On Tuesday, Kathryn Slye of the East Hampton Aviation Association, which represents mostly local pilots and owners and operators of aircraft based at East Hampton Airport, acknowledged “legitimate noise complaints” from people “truly affected by jets and helicopters flying directly over their homes at a frequency that is too much for them,” and argued for direct negotiation with the town to reach a compromise that is not “unnecessarily punitive against local aviation.”

“I don’t know why it’s become as difficult as it has,” Ms. Slye, who has been one of the town board’s most caustic critics with respect to its plans for the airport, “because I think it’s absolutely achievable and we’re all for it.” But the town’s planned restrictions, she said, are disproportionate and would prove ineffective in achieving its stated goals. She cited the recently raised landing fees, which she said are exorbitant for small, locally-based aircraft, and the limitation of one takeoff and one landing per day, which she said amounts to “a total ban on flight training.”

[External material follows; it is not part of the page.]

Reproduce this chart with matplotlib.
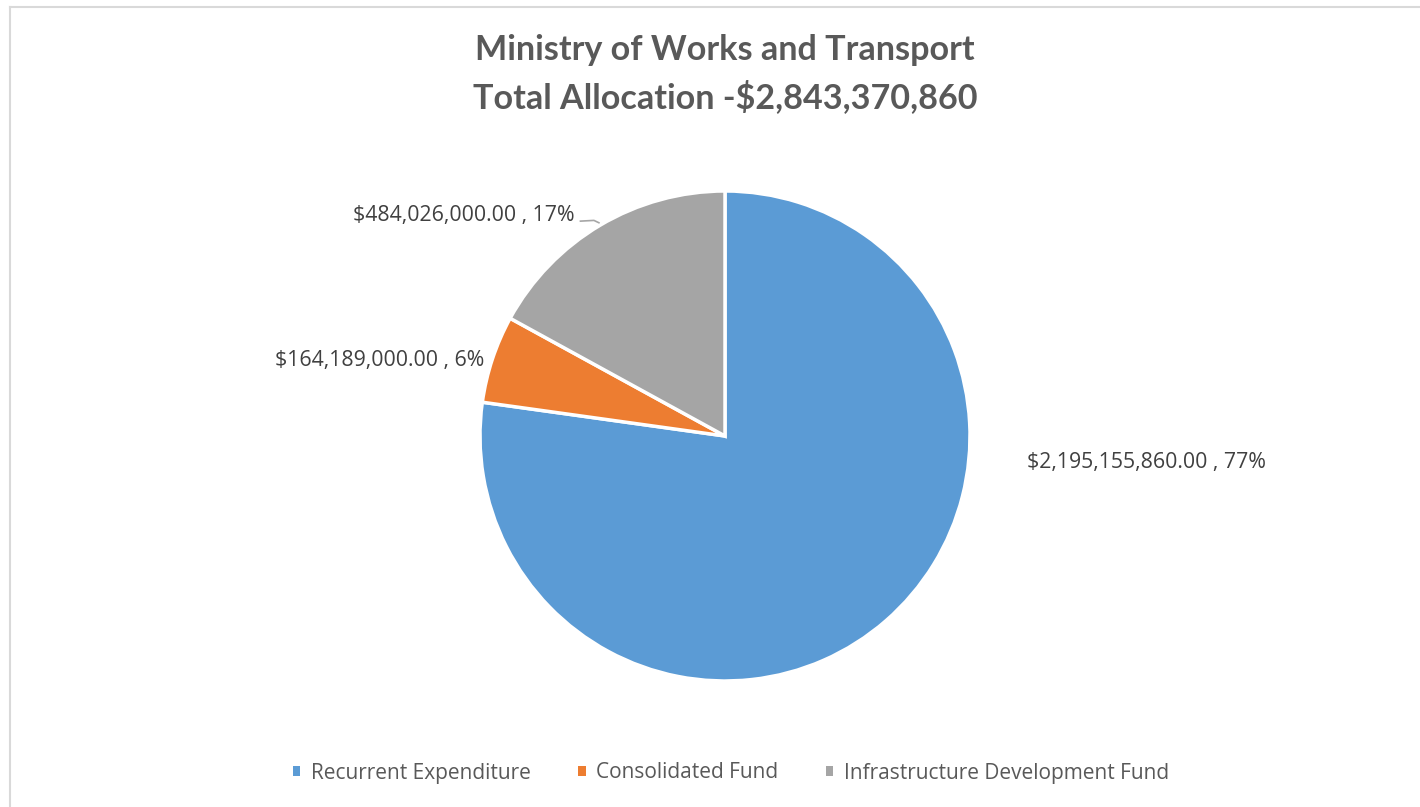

The town, she suggested, might make exceptions to its planned curfew, applying it to transient aircraft and not small planes based at the airport, for example. Had the curfew been in place on Monday, she said, such pilots would not have been able to participate in a Memorial Day flyover at Calverton National Cemetery.

“We are still very hopeful,” she said, “that maybe, instead of litigating, the town will take a pause and sit down and work with aviation, especially the local community, so that we could come up with something that works.”